- DATA SECTION:
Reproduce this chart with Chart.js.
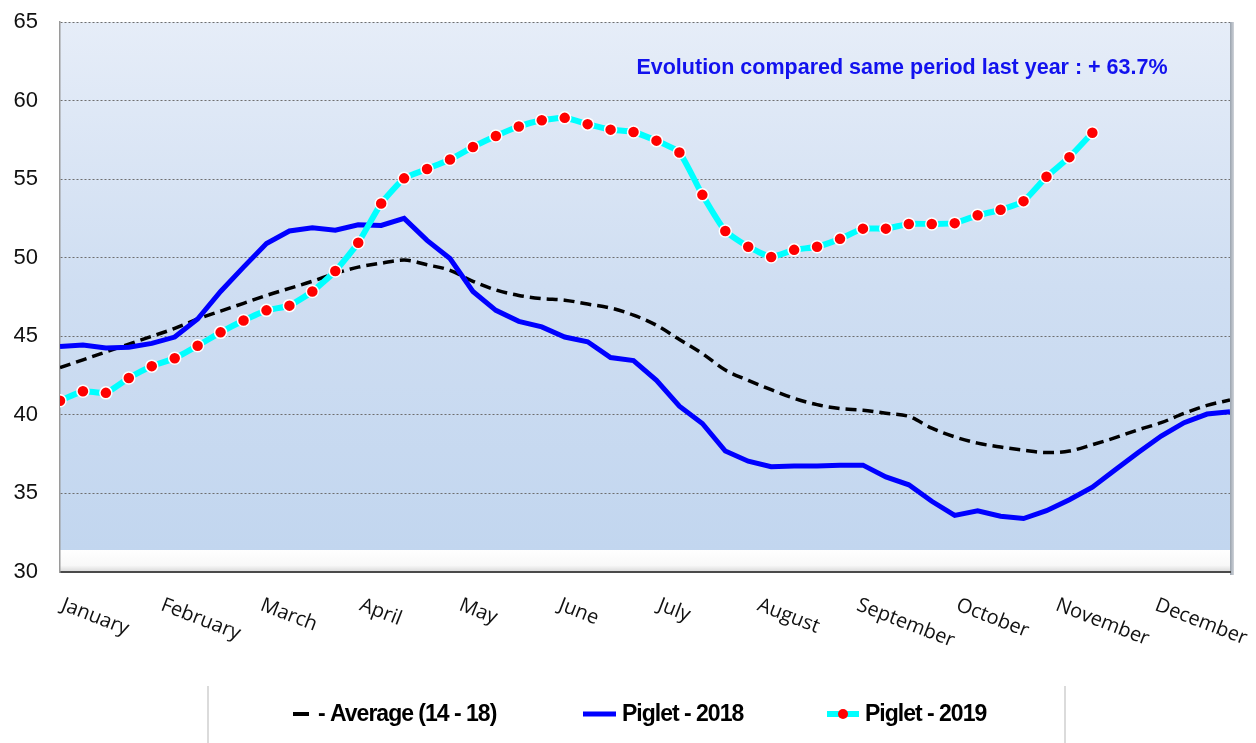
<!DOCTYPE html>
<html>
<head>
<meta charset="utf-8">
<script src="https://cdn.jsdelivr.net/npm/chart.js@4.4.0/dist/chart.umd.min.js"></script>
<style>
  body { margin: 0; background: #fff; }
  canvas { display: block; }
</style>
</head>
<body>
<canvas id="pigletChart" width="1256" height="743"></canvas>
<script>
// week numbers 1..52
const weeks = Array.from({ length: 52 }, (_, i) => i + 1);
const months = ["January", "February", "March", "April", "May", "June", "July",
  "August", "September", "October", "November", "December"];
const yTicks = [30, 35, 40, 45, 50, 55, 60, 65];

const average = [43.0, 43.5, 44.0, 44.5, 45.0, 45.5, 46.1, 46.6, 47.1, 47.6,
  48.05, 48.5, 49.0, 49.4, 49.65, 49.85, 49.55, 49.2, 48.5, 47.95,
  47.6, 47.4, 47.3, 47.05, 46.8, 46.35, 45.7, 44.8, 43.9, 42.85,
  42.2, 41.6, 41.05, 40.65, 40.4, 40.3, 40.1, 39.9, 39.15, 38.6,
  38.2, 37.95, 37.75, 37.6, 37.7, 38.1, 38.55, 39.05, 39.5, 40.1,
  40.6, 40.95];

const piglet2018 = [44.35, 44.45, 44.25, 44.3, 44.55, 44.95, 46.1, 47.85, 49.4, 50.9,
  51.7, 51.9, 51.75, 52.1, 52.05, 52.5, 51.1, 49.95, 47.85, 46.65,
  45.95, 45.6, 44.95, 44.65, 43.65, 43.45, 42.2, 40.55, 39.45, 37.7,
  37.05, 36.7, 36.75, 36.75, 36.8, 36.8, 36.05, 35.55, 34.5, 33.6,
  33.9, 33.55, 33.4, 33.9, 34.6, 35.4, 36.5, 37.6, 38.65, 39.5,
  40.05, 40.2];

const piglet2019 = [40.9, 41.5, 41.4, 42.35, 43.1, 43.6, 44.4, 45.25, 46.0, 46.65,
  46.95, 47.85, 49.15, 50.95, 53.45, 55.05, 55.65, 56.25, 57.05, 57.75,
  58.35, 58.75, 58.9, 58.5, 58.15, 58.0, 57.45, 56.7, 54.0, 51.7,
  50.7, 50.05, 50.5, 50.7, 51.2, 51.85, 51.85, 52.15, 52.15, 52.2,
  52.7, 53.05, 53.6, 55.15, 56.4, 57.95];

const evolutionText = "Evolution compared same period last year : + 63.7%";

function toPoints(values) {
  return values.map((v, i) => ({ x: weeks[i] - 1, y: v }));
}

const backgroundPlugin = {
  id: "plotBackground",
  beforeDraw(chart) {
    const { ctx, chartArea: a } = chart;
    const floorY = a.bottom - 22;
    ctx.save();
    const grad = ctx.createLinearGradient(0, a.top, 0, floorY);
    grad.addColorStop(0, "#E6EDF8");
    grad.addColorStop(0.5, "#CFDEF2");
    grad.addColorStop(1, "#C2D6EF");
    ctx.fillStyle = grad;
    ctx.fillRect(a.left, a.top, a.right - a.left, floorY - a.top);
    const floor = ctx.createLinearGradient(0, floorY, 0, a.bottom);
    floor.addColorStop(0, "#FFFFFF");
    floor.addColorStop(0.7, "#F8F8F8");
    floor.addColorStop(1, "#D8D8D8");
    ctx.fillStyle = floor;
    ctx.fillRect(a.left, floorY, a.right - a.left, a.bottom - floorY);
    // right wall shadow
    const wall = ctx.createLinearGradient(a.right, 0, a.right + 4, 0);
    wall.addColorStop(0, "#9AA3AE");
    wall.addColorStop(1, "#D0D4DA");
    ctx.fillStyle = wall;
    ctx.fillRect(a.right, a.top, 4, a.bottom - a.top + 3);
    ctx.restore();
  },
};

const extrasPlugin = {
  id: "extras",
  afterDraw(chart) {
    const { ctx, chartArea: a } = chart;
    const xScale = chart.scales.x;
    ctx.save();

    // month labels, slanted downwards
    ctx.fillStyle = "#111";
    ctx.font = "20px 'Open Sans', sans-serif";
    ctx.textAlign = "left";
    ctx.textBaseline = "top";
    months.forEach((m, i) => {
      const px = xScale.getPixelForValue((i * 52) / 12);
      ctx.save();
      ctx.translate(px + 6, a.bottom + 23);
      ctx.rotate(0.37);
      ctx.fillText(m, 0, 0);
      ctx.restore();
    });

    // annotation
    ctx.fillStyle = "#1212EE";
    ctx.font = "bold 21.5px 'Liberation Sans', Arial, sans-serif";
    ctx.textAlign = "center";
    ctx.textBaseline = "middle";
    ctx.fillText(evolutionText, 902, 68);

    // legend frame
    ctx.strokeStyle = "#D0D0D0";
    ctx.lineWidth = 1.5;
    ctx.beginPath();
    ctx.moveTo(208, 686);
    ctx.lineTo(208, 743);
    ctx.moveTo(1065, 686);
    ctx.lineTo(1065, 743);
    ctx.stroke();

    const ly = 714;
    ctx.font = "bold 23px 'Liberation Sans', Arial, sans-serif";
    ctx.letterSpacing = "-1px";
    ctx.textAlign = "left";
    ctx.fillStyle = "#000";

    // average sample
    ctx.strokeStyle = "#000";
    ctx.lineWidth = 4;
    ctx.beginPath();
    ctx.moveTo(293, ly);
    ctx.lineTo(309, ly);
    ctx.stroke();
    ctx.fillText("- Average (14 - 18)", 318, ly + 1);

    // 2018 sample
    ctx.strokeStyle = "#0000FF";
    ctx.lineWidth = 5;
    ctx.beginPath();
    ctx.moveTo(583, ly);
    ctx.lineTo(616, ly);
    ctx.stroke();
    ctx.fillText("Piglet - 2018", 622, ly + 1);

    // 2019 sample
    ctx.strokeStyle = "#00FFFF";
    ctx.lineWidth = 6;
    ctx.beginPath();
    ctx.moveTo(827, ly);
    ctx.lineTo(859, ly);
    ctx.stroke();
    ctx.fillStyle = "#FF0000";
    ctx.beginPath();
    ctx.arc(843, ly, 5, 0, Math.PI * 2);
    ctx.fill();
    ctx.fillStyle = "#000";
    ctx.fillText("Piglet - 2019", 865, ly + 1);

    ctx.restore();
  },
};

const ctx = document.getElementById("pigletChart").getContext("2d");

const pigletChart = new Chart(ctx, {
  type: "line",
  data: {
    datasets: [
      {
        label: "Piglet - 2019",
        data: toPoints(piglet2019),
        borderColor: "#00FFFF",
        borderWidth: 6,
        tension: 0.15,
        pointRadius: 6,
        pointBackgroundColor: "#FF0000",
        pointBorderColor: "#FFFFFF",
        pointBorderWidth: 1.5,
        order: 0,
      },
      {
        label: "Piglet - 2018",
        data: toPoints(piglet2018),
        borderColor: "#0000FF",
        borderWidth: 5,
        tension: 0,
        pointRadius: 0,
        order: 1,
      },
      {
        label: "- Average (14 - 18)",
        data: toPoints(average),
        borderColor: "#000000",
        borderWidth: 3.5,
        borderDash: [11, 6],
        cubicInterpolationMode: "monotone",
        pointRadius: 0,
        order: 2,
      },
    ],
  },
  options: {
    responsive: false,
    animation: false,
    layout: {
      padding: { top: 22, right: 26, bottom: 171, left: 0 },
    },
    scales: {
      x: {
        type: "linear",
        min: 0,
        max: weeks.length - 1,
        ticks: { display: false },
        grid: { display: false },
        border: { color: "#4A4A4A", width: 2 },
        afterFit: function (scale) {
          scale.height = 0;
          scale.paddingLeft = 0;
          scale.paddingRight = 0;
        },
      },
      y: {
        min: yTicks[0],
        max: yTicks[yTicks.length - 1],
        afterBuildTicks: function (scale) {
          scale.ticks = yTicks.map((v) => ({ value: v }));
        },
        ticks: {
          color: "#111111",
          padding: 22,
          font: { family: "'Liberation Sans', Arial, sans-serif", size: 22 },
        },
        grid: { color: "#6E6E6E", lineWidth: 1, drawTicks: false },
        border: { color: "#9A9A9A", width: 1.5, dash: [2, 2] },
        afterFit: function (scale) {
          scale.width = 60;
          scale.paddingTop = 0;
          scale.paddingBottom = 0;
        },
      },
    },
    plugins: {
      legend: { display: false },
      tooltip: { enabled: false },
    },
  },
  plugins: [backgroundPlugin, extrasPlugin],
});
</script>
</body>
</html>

---

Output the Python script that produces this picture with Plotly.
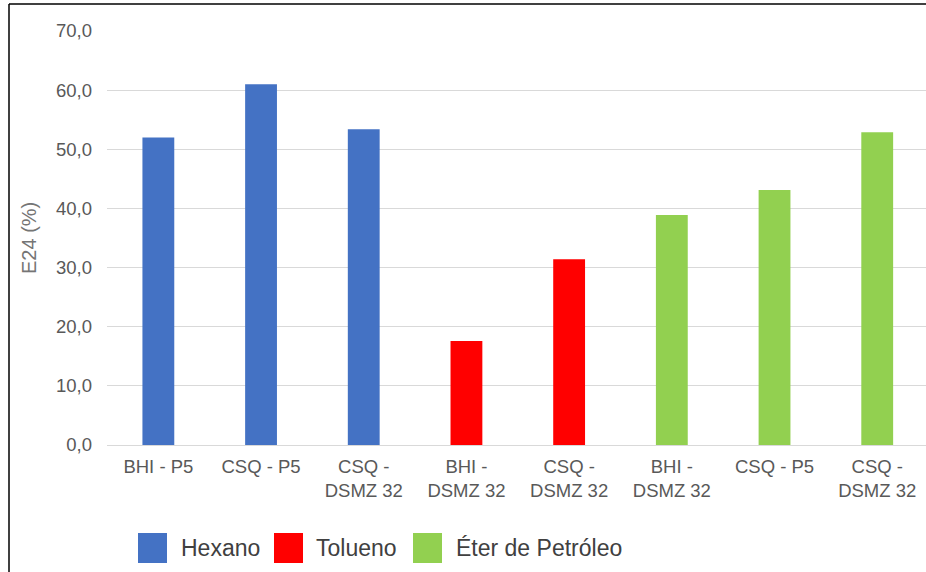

- EXERCISE TASK:
Copy each line of the entries that includes the word "script".

- SOLVED EXERCISE:
<script src="https://cdn.jsdelivr.net/npm/chart.js@4.4.0/dist/chart.umd.min.js"></script>
<script>
</script>
Output the Python script that produces this picture with Plotly.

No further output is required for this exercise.